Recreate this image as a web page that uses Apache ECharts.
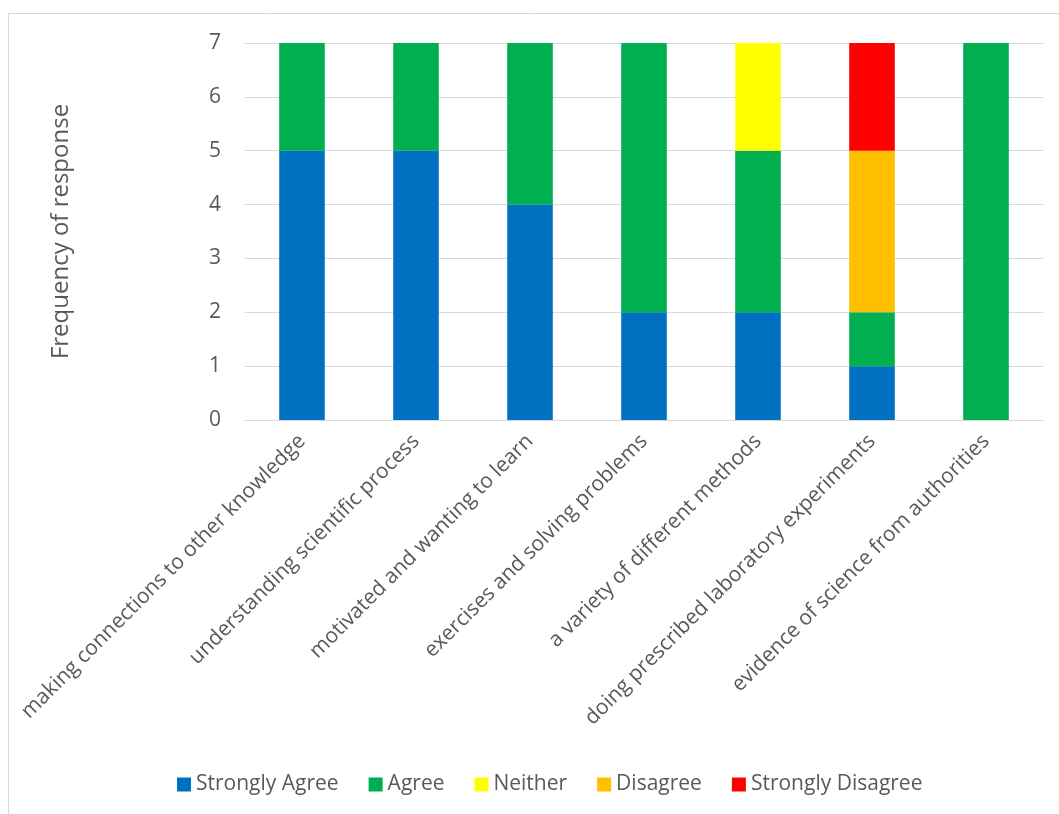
<!DOCTYPE html>
<html><head><meta charset="utf-8">
<script src="https://cdn.jsdelivr.net/npm/echarts@6/dist/echarts.min.js"></script>
<style>html,body{margin:0;padding:0;background:#fff}#c{width:1059px;height:814px}</style>
</head><body><div id="c"></div>
<script>
const categories = ["making connections to other knowledge","understanding scientific process","motivated and wanting to learn","exercises and solving problems","a variety of different methods","doing prescribed laboratory experiments","evidence of science from authorities"];
const seriesNames = ["Strongly Agree","Agree","Neither","Disagree","Strongly Disagree"];
const colors = ["#0070C0","#00B050","#FFFF00","#FFC000","#FF0000"];
const stronglyAgree = [5,5,4,2,2,1,0];
const agree = [2,2,3,5,3,1,7];
const neither = [0,0,0,0,2,0,0];
const disagree = [0,0,0,0,0,3,0];
const stronglyDisagree = [0,0,0,0,0,2,0];
const values = [stronglyAgree, agree, neither, disagree, stronglyDisagree];
const FONT = "Open Sans";
const chart = echarts.init(document.getElementById('c'));
chart.setOption({
  animation:false,
  textStyle:{fontFamily:FONT},
  graphic:[{type:'rect',shape:{x:8.5,y:13.5,width:1060,height:810},style:{fill:null,stroke:'#d9d9d9',lineWidth:1}}],
  grid:{left:245,right:16,top:43,bottom:394},
  legend:{bottom:14,left:172,itemWidth:14,itemHeight:14,itemGap:30,icon:'rect',
    textStyle:{fontSize:21,color:'#595959',fontFamily:FONT},data:seriesNames},
  xAxis:{type:'category',data:categories,
    axisLine:{lineStyle:{color:'#d9d9d9',width:1}},axisTick:{show:false},
    axisLabel:{rotate:45,interval:0,fontSize:21,color:'#595959',margin:18,fontFamily:FONT}},
  yAxis:{type:'value',min:0,max:7,interval:1,name:'Frequency of response',nameLocation:'middle',nameGap:172,nameRotate:90,
    nameTextStyle:{fontSize:24,color:'#595959',fontFamily:FONT},
    axisLine:{show:false},axisTick:{show:false},
    axisLabel:{fontSize:21,color:'#595959',margin:24,fontFamily:FONT},
    splitLine:{lineStyle:{color:'#d9d9d9',width:1}}},
  series: seriesNames.map((n,i)=>({name:n,type:'bar',stack:'s',barWidth:'40%',
    itemStyle:{color:colors[i]},data:values[i]}))
});
</script></body></html>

_ _ _ _ _ _ _

**JOB:** Skip every picture and transcribe the data above exactly.

**RESPONSE BELOW:**
Recreate this image as a web page that uses Apache ECharts.
<!DOCTYPE html>
<html><head><meta charset="utf-8">
<script src="https://cdn.jsdelivr.net/npm/echarts@6/dist/echarts.min.js"></script>
<style>html,body{margin:0;padding:0;background:#fff}#c{width:1059px;height:814px}</style>
</head><body><div id="c"></div>
<script>
const categories = ["making connections to other knowledge","understanding scientific process","motivated and wanting to learn","exercises and solving problems","a variety of different methods","doing prescribed laboratory experiments","evidence of science from authorities"];
const seriesNames = ["Strongly Agree","Agree","Neither","Disagree","Strongly Disagree"];
const colors = ["#0070C0","#00B050","#FFFF00","#FFC000","#FF0000"];
const stronglyAgree = [5,5,4,2,2,1,0];
const agree = [2,2,3,5,3,1,7];
const neither = [0,0,0,0,2,0,0];
const disagree = [0,0,0,0,0,3,0];
const stronglyDisagree = [0,0,0,0,0,2,0];
const values = [stronglyAgree, agree, neither, disagree, stronglyDisagree];
const FONT = "Open Sans";
const chart = echarts.init(document.getElementById('c'));
chart.setOption({
  animation:false,
  textStyle:{fontFamily:FONT},
  graphic:[{type:'rect',shape:{x:8.5,y:13.5,width:1060,height:810},style:{fill:null,stroke:'#d9d9d9',lineWidth:1}}],
  grid:{left:245,right:16,top:43,bottom:394},
  legend:{bottom:14,left:172,itemWidth:14,itemHeight:14,itemGap:30,icon:'rect',
    textStyle:{fontSize:21,color:'#595959',fontFamily:FONT},data:seriesNames},
  xAxis:{type:'category',data:categories,
    axisLine:{lineStyle:{color:'#d9d9d9',width:1}},axisTick:{show:false},
    axisLabel:{rotate:45,interval:0,fontSize:21,color:'#595959',margin:18,fontFamily:FONT}},
  yAxis:{type:'value',min:0,max:7,interval:1,name:'Frequency of response',nameLocation:'middle',nameGap:172,nameRotate:90,
    nameTextStyle:{fontSize:24,color:'#595959',fontFamily:FONT},
    axisLine:{show:false},axisTick:{show:false},
    axisLabel:{fontSize:21,color:'#595959',margin:24,fontFamily:FONT},
    splitLine:{lineStyle:{color:'#d9d9d9',width:1}}},
  series: seriesNames.map((n,i)=>({name:n,type:'bar',stack:'s',barWidth:'40%',
    itemStyle:{color:colors[i]},data:values[i]}))
});
</script></body></html>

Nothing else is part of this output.